After several years without alcohol, Harris started drinking again before the end of his life.
Whenever he was in London, Harris lived at the Savoy Hotel. According to hotel archivist Susan Scott, when he was being taken from the hotel on a stretcher, shortly before his death, he warned diners, 'It was the food!'
The late Cassandra Harris was his sister-in-law; her two children with Dermot Harris were later adopted by 007 actor Pierce Brosnan.
Richard was cremated and his ashes were scattered in The Bahamas.
Richard Harris was a Knight of Malta and could be styled as Sir Richard Harris.
He expressed support for the Provisional Irish Republican Army from 1975 to 1983.
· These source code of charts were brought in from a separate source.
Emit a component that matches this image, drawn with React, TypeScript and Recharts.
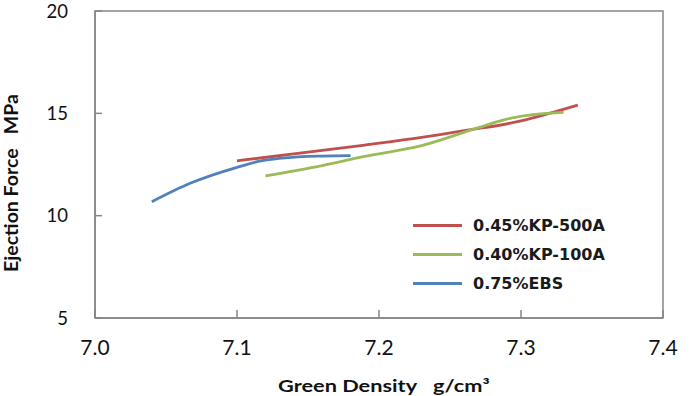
import { LineChart, Line, XAxis, YAxis, ReferenceArea, Label } from 'recharts'

// 0.45%KP-500A
const kp500Density = [7.1, 7.15, 7.19, 7.23, 7.26, 7.3, 7.32, 7.34]
const kp500Force = [12.68, 13.1, 13.45, 13.82, 14.15, 14.63, 15.0, 15.4]
// 0.40%KP-100A
const kp100Density = [7.12, 7.16, 7.19, 7.23, 7.27, 7.29, 7.31, 7.33]
const kp100Force = [11.94, 12.45, 12.9, 13.42, 14.3, 14.72, 14.95, 15.05]
// 0.75%EBS
const ebsDensity = [7.04, 7.067, 7.1, 7.116, 7.137, 7.16, 7.18]
const ebsForce = [10.68, 11.58, 12.36, 12.66, 12.84, 12.91, 12.93]

const xTicks = [7.0, 7.1, 7.2, 7.3, 7.4]
const yTicks = [5, 10, 15, 20]

const series = [
  { name: '0.45%KP-500A', color: '#C0504D', xs: kp500Density, ys: kp500Force },
  { name: '0.40%KP-100A', color: '#9BBB59', xs: kp100Density, ys: kp100Force },
  { name: '0.75%EBS', color: '#4F81BD', xs: ebsDensity, ys: ebsForce },
]

const toPoints = (xs: number[], ys: number[]) => xs.map((x, i) => ({ x, y: ys[i] }))

const axisGray = '#868686'
const X_MARGIN = 22
const Y_MARGIN = 27

// ticks point into the plot, like the Excel original
function XTick(props: any) {
  const { x, y, payload } = props
  const axisY = y - X_MARGIN
  return (
    <g>
      <line x1={x} x2={x} y1={axisY} y2={axisY - 8} stroke={axisGray} strokeWidth={1.5} />
      <text x={x} y={y} dy="0.71em" textAnchor="middle" fontFamily="Lato" fontSize={21} fill="#111">
        {Number(payload.value).toFixed(1)}
      </text>
    </g>
  )
}

function YTick(props: any) {
  const { x, y, payload } = props
  const axisX = x + Y_MARGIN
  return (
    <g>
      <line x1={axisX} x2={axisX + 7} y1={y} y2={y} stroke={axisGray} strokeWidth={1.5} />
      <text x={x} y={y} dy="0.355em" textAnchor="end" fontFamily="Lato" fontSize={18.5} fill="#111">
        {payload.value}
      </text>
    </g>
  )
}

function LegendBox() {
  return (
    <div
      style={{
        position: 'absolute',
        left: 413,
        top: 211,
        fontFamily: 'DejaVu Sans',
        fontWeight: 'bold',
        fontSize: 16,
        color: '#1a1a1a',
      }}
    >
      {series.map((s) => (
        <div key={s.name} style={{ display: 'flex', alignItems: 'center', height: 29 }}>
          <div style={{ width: 49, height: 3, background: s.color, marginRight: 11 }} />
          <span>{s.name}</span>
        </div>
      ))}
    </div>
  )
}

export default function App() {
  return (
    <div style={{ position: 'absolute', left: 0, top: 0, width: 690, height: 396, background: '#fff' }}>
      <LineChart width={690} height={396} margin={{ top: 11, right: 27, left: 0, bottom: 0 }}>
        <XAxis
          type="number"
          dataKey="x"
          domain={[7.0, 7.4]}
          ticks={xTicks}
          height={78}
          stroke={axisGray}
          strokeWidth={1.5}
          tickLine={false}
          tickSize={0}
          tickMargin={X_MARGIN}
          tick={<XTick />}
          allowDataOverflow
        >
          <Label
            content={() => (
              <text
                transform="translate(278 392) scale(1.28 1)"
                textAnchor="start"
                style={{ fontFamily: 'Lato', fontWeight: 'bold', fontSize: 17, fill: '#111' }}
              >
                Green Density
                <tspan dx={12.5}>g/cm³</tspan>
              </text>
            )}
          />
        </XAxis>
        <YAxis
          type="number"
          dataKey="y"
          domain={[5, 20]}
          ticks={yTicks}
          width={95}
          stroke={axisGray}
          strokeWidth={1.5}
          tickLine={false}
          tickSize={0}
          tickMargin={Y_MARGIN}
          tick={<YTick />}
          allowDataOverflow
        >
          <Label
            content={() => (
              <text
                x={10}
                y={183}
                transform="rotate(-90 10 183)"
                textAnchor="middle"
                dominantBaseline="central"
                style={{ whiteSpace: 'pre', fontFamily: 'Lato', fontWeight: 'bold', fontSize: 19.5, fill: '#111' }}
              >
                Ejection Force   MPa
              </text>
            )}
          />
        </YAxis>
        <ReferenceArea x1={7.0} x2={7.4} y1={5} y2={20} fill="none" stroke={axisGray} strokeWidth={1.5} />
        {series.map((s) => (
          <Line
            key={s.name}
            data={toPoints(s.xs, s.ys)}
            dataKey="y"
            name={s.name}
            type="monotone"
            stroke={s.color}
            strokeWidth={2.8}
            dot={false}
            activeDot={false}
            isAnimationActive={false}
          />
        ))}
      </LineChart>
      <LegendBox />
    </div>
  )
}
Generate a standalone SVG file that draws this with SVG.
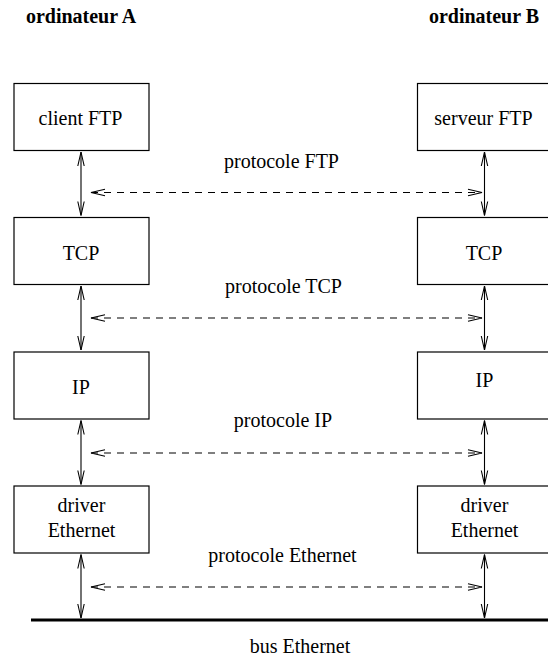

On September 30, 2006, Manuel Di Lucia, of Kilkee, County Clare, a long-time friend, organized a bronze lifesize statue of Richard Harris at the age of eighteen playing rackets. The sculpture was unveiled in Kilkee. The sculptor was Seamus Connolly.
Another life size statue of Richard Harris, as King Arthur from his film, Camelot, has been erected in Bedford Row, in the centre of his home city of Limerick. The sculptor of this piece was the well known Irish artist, Jim Connolly, a graduate of the Limerick School of Art and Design.